### PROMPT
Quote from the first line below through the line that contains "0.0945, tip: 0.073", both included, and leave the pictures out.

### MATERIAL PROVIDED
+ + + + +
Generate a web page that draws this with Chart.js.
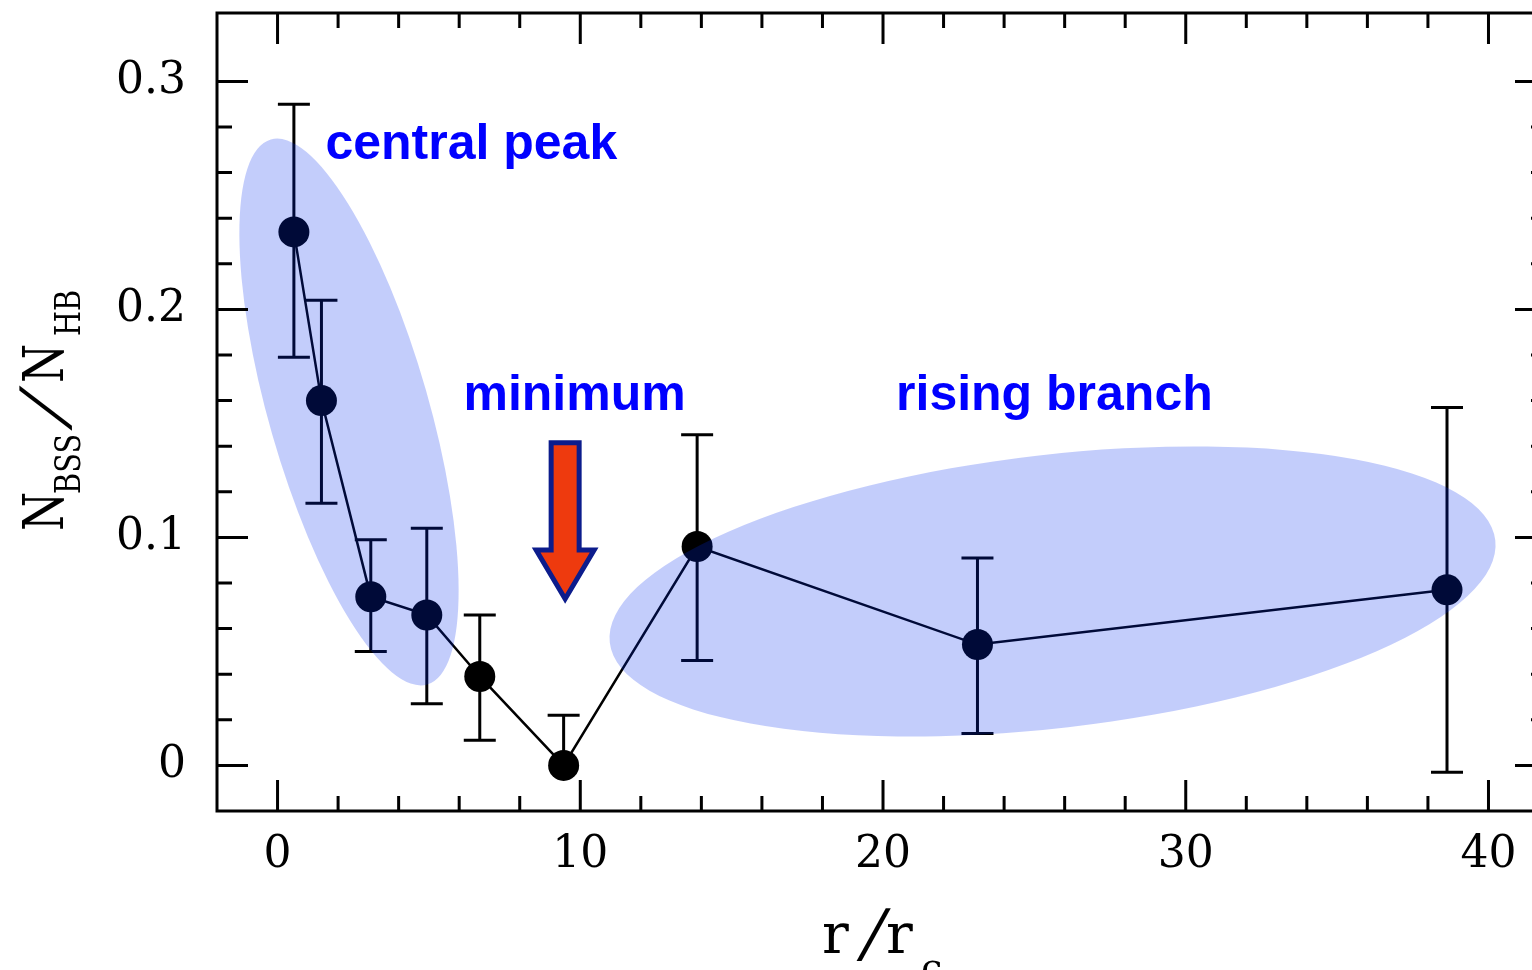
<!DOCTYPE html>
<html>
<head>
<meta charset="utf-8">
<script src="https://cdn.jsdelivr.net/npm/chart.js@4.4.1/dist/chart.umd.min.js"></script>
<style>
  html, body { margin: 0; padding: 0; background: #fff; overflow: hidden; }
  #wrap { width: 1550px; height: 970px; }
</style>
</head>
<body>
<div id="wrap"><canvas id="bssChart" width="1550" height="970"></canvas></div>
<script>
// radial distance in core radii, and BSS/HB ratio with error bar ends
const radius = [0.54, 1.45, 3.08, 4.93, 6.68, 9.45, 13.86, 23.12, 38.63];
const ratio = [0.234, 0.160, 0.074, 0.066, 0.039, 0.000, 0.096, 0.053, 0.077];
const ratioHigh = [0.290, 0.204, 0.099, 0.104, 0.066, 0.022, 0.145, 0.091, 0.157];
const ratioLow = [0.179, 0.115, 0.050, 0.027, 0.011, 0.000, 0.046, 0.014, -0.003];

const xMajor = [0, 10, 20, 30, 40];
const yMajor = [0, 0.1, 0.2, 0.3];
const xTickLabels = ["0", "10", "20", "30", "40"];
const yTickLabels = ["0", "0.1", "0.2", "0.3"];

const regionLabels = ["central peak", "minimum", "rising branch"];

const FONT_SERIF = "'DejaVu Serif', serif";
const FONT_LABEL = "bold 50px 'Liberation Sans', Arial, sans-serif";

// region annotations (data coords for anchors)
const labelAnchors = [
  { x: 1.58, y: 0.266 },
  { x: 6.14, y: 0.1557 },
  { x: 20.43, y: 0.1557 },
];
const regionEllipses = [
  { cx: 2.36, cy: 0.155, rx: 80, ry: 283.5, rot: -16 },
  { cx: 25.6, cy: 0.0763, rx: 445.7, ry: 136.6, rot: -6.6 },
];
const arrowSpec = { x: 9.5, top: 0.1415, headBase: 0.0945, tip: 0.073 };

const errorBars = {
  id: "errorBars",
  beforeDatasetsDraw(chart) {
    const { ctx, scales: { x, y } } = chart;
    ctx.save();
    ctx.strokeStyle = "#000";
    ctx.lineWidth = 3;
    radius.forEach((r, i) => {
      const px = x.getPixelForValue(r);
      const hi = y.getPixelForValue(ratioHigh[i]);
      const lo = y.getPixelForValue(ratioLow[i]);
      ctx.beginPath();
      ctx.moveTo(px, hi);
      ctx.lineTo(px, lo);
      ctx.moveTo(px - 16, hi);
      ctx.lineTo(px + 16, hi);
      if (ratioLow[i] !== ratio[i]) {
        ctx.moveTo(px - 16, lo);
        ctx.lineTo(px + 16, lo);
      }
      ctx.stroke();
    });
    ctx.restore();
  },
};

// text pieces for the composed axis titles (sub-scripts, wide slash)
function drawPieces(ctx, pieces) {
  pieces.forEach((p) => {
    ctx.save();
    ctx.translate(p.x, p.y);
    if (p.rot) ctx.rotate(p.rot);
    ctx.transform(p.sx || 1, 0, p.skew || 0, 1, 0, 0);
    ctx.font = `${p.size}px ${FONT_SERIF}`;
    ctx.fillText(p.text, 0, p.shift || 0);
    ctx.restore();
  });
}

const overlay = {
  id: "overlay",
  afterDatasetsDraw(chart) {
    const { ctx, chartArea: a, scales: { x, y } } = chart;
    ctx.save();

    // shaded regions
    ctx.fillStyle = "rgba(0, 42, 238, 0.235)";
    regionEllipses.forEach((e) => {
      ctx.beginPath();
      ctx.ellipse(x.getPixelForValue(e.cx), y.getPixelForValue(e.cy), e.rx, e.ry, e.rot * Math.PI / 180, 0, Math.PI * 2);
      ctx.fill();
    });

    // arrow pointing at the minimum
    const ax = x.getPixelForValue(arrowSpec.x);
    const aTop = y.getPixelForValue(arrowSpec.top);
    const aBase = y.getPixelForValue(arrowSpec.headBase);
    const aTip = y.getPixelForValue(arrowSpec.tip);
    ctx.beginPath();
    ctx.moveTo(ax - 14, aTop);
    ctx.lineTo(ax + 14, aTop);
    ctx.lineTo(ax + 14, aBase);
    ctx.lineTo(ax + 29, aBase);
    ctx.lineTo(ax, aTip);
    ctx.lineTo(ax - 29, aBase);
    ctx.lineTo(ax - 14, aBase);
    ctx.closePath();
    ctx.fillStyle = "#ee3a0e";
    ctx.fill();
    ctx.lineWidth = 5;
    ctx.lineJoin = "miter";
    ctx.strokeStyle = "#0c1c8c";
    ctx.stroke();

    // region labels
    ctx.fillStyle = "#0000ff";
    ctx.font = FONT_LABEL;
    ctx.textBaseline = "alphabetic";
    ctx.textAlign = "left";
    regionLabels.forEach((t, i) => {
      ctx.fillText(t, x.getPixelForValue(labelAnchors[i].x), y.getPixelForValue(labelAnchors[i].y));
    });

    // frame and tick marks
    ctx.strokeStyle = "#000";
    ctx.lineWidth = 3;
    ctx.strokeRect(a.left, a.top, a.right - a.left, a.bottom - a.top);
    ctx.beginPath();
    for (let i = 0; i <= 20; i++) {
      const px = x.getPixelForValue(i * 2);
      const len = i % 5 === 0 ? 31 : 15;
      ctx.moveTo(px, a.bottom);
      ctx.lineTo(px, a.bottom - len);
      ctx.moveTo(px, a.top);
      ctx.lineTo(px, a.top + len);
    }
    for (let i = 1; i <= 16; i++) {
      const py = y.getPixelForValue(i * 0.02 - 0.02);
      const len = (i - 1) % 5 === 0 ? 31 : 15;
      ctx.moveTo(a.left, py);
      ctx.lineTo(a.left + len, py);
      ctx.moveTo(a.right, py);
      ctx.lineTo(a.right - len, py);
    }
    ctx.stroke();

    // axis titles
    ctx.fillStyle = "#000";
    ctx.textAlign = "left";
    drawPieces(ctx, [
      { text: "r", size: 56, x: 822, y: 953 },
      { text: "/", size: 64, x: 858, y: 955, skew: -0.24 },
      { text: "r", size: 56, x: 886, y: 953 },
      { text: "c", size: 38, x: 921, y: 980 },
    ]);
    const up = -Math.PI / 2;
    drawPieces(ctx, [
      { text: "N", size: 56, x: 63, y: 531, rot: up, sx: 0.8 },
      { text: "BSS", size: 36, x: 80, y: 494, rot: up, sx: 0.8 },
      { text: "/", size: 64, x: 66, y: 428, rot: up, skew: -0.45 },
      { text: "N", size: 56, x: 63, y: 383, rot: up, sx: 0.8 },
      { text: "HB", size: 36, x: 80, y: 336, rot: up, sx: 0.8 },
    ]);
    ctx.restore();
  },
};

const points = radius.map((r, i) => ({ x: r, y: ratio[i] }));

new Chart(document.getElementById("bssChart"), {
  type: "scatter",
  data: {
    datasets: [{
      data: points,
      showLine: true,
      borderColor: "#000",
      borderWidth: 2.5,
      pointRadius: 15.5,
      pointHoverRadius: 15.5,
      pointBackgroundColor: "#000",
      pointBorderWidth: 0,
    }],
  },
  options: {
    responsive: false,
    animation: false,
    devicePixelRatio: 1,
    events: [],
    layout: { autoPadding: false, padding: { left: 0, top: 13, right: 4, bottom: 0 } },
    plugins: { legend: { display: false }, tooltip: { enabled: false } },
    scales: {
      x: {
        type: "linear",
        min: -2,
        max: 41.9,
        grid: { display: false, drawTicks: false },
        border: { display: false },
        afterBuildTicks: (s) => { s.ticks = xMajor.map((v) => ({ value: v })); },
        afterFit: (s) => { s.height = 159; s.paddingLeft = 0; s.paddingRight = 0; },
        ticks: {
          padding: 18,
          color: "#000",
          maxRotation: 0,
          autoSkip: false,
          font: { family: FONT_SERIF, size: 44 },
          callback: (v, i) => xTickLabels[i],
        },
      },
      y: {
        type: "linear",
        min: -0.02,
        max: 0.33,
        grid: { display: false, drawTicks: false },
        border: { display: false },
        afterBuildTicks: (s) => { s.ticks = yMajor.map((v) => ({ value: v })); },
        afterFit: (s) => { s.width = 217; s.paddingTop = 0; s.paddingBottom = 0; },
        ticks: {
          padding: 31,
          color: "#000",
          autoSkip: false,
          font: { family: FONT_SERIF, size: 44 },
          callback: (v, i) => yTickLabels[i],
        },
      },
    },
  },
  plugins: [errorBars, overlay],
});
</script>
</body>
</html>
+ + + + +
### ANSWER FOR THIS EXERCISE
Generate a web page that draws this with Chart.js.
<!DOCTYPE html>
<html>
<head>
<meta charset="utf-8">
<script src="https://cdn.jsdelivr.net/npm/chart.js@4.4.1/dist/chart.umd.min.js"></script>
<style>
  html, body { margin: 0; padding: 0; background: #fff; overflow: hidden; }
  #wrap { width: 1550px; height: 970px; }
</style>
</head>
<body>
<div id="wrap"><canvas id="bssChart" width="1550" height="970"></canvas></div>
<script>
// radial distance in core radii, and BSS/HB ratio with error bar ends
const radius = [0.54, 1.45, 3.08, 4.93, 6.68, 9.45, 13.86, 23.12, 38.63];
const ratio = [0.234, 0.160, 0.074, 0.066, 0.039, 0.000, 0.096, 0.053, 0.077];
const ratioHigh = [0.290, 0.204, 0.099, 0.104, 0.066, 0.022, 0.145, 0.091, 0.157];
const ratioLow = [0.179, 0.115, 0.050, 0.027, 0.011, 0.000, 0.046, 0.014, -0.003];

const xMajor = [0, 10, 20, 30, 40];
const yMajor = [0, 0.1, 0.2, 0.3];
const xTickLabels = ["0", "10", "20", "30", "40"];
const yTickLabels = ["0", "0.1", "0.2", "0.3"];

const regionLabels = ["central peak", "minimum", "rising branch"];

const FONT_SERIF = "'DejaVu Serif', serif";
const FONT_LABEL = "bold 50px 'Liberation Sans', Arial, sans-serif";

// region annotations (data coords for anchors)
const labelAnchors = [
  { x: 1.58, y: 0.266 },
  { x: 6.14, y: 0.1557 },
  { x: 20.43, y: 0.1557 },
];
const regionEllipses = [
  { cx: 2.36, cy: 0.155, rx: 80, ry: 283.5, rot: -16 },
  { cx: 25.6, cy: 0.0763, rx: 445.7, ry: 136.6, rot: -6.6 },
];
const arrowSpec = { x: 9.5, top: 0.1415, headBase: 0.0945, tip: 0.073 };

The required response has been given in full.